The situation is already fragile. Never before have PSD and PNL been more disliked in the field, a liberal who has been involved in electoral campaigns since the 1990 Blind Sunday told me.
If, at the top, the symbolic candidacy falls apart, the wave of reciprocal fury will become uncontrollable for the central leaders.
So, one way or another, the coalition must come up with a common candidate until the last day of filing applications with the Central Electoral Bureau.
Who should be the common candidate?
First of all, the question is whether there would be anyone with a chance to capture enough votes from both parties to come in first. In my opinion, no.
Cătălin Cîrstoiu has been buried, I remain of this opinion, not so much because of the press revelations themselves, but because of how they were managed by him, and the two parties.
Everything that could have been done wrong was done very wrong, so at this point Mr. Cîrstoiu is in a worse position than when he entered the race. And the constant messages of dissociation, more or less explicit, from both parties have eroded him massively.
It is hard to understand why they took on a candidate with no political experience, if they were planning to leave him without support, without a team, without professionals behind him. Who were they making fun of in the end?
Another independent candidate is not only hard to find, but also no longer desired. Marcel Ciolacu has already announced that "the time of independents has passed." A statement that probably has a long reach, including towards the presidential elections.

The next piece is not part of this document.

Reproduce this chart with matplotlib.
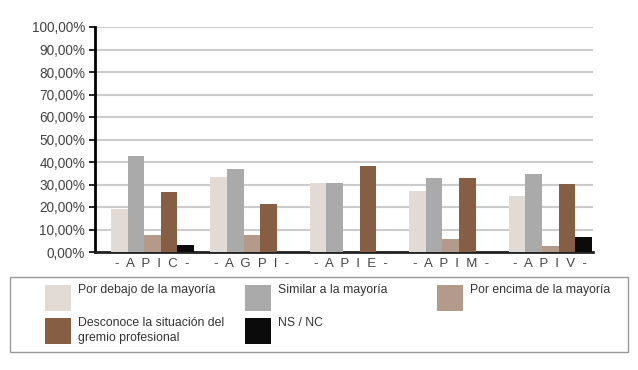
import matplotlib
matplotlib.use("Agg")
import matplotlib.pyplot as plt
from matplotlib.patches import Rectangle
from matplotlib import font_manager
import numpy as np

categories = ["-  A  P  I  C  -", "-  A  G  P  I  -", "-  A  P  I  E  -", "-  A  P  I  M  -", "-  A  P  I  V  -"]
series_names = ["Por debajo de la mayoría", "Similar a la mayoría", "Por encima de la mayoría",
                "Desconoce la situación del\ngremio profesional", "NS / NC"]
por_debajo = [19.0, 33.2, 30.5, 27.0, 24.7]
similar = [42.5, 37.0, 30.5, 33.0, 34.5]
por_encima = [7.7, 7.5, 0.0, 5.9, 2.5]
desconoce = [26.7, 21.3, 38.2, 33.0, 30.4]
ns_nc = [2.9, 0.0, 0.0, 0.0, 6.7]
yticks = [0, 10, 20, 30, 40, 50, 60, 70, 80, 90, 100]
ytick_labels = ["0,00%", "10,00%", "20,00%", "30,00%", "40,00%", "50,00%",
                "60,00%", "70,00%", "80,00%", "90,00%", "100,00%"]

colors = ["#e2dbd5", "#aaaaaa", "#b39a8b", "#855e44", "#0b0b0b"]

plt.rcParams["font.family"] = ["Liberation Sans", "DejaVu Sans"]

W, H = 638, 370
fig = plt.figure(figsize=(W / 100, H / 100), dpi=100)
ax = fig.add_axes([95 / W, 1 - 252 / H, (593 - 95) / W, (252 - 27) / H])

series = [por_debajo, similar, por_encima, desconoce, ns_nc]
x = np.arange(len(categories))
bw = 0.167
for i, (vals, c) in enumerate(zip(series, colors)):
    ax.bar(x + (i - 2) * bw, vals, width=bw, color=c, edgecolor="none", zorder=3)

ax.set_ylim(0, 100)
ax.set_xlim(-0.578, 4.43)
ax.set_yticks(yticks)
ax.set_yticklabels(ytick_labels, fontsize=9.8, color="#444444")
ax.set_xticks(x)
ax.set_xticklabels(categories, fontsize=9.5, color="#444444")
ax.tick_params(axis="x", length=0, pad=4)
ax.tick_params(axis="y", length=4, width=1.2, color="black", pad=3)
ax.yaxis.grid(True, color="#cccccc", linewidth=1.5, zorder=0)
ax.set_axisbelow(True)
for s in ["top", "right"]:
    ax.spines[s].set_visible(False)
ax.spines["left"].set_linewidth(2)
ax.spines["left"].set_color("black")
ax.spines["bottom"].set_linewidth(2)
ax.spines["bottom"].set_color("#222222")

def fx(px):
    return px / W
def fy(py):
    return 1 - py / H

fig.add_artist(Rectangle((fx(10), fy(352)), fx(628) - fx(10), fy(277) - fy(352),
                         transform=fig.transFigure, facecolor="white", edgecolor="#999999", linewidth=1))
entries = [
    (45, 285, 78, 0),
    (245, 285, 278, 1),
    (437, 285, 470, 2),
    (45, 318, 78, 3),
    (245, 318, 278, 4),
]
for sx, sy, tx, idx in entries:
    fig.add_artist(Rectangle((fx(sx), fy(sy + 26)), fx(26), 26 / H, transform=fig.transFigure,
                             facecolor=colors[idx], edgecolor="none"))
    fig.text(fx(tx), fy(sy - 1), series_names[idx], fontsize=8.8, color="#333333",
             va="top", ha="left", linespacing=1.35)

fig.savefig("out.png", dpi=100)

Party candidacies have no chance, on one hand, because they would come in the wake of a resounding failure of the joint candidacy, and on the other hand, for the fundamental reason from the start: no candidate from one party will capture enough of the other party's electorate, which would migrate to another candidate, Piedone or Nicușor Dan (ND) as the case may be, or would stay home.
We see, in fact, that there is no great rush, except for Robert Negoiță, who is playing his own political games, this time in partnership with Firea and Pandele, and who is dangerously unstable for such a political leap.
So, at this point, realistically, PSD and PNL should not be looking for the winner, but for the candidate who will absorb the defeat and favor the future mayor. In other words, they will arbitrate between Piedone and Nicușor Dan.
Who should lose?
One option would be to keep Cătălin Cîrstoiu to avoid associating the defeat with any party logo and to not assume the failure of the election. They would let the electorates of the two parties naturally divide towards the candidates in the top two positions.
If they support a common candidate from PNL, it means they will try to regain votes from the liberal area to avoid ending up with Nicușor Dan, while the bulk of PSD votes will go to Piedone, whom PSD wants to support anyway.
If there is a candidate from PSD, on the contrary, Piedone will lose votes from the PSD electorate, while Nicușor Dan will massively capitalize on PNL votes.
In short, a common candidate from PNL would favor Piedone, a common candidate from PSD would favor Nicușor Dan.
Abandoning Cătălin Cîrstoiu would be a failure in itself that would entail a political settling of accounts, which seems to have begun. Nicolae Ciucă throws him into Marcel Ciolacu's court. The latter does not respond, but PSD pushes through unofficial sources that Mr. Cîrstoiu would be Klaus Iohannis's candidate.
The public statements of the two former intelligence chiefs, Eduard Helvig (here) and Silviu Predoiu (here), are extremely interesting. What they have in common is a vehement attack on the two coalition leaders, each of them reportedly having a protege they would like to see in various candidacies.
How did the largest parties in Romania end up ready to be defeated in the race for the position of General Mayor of the Capital, which, in political votes, are otherwise in the first place?
In short (the subject deserves a more in-depth analysis), because their leaders wanted to circumvent both political rules and the electorate, because they wanted to force unnatural and impossible-to-digest solutions onto their own parties.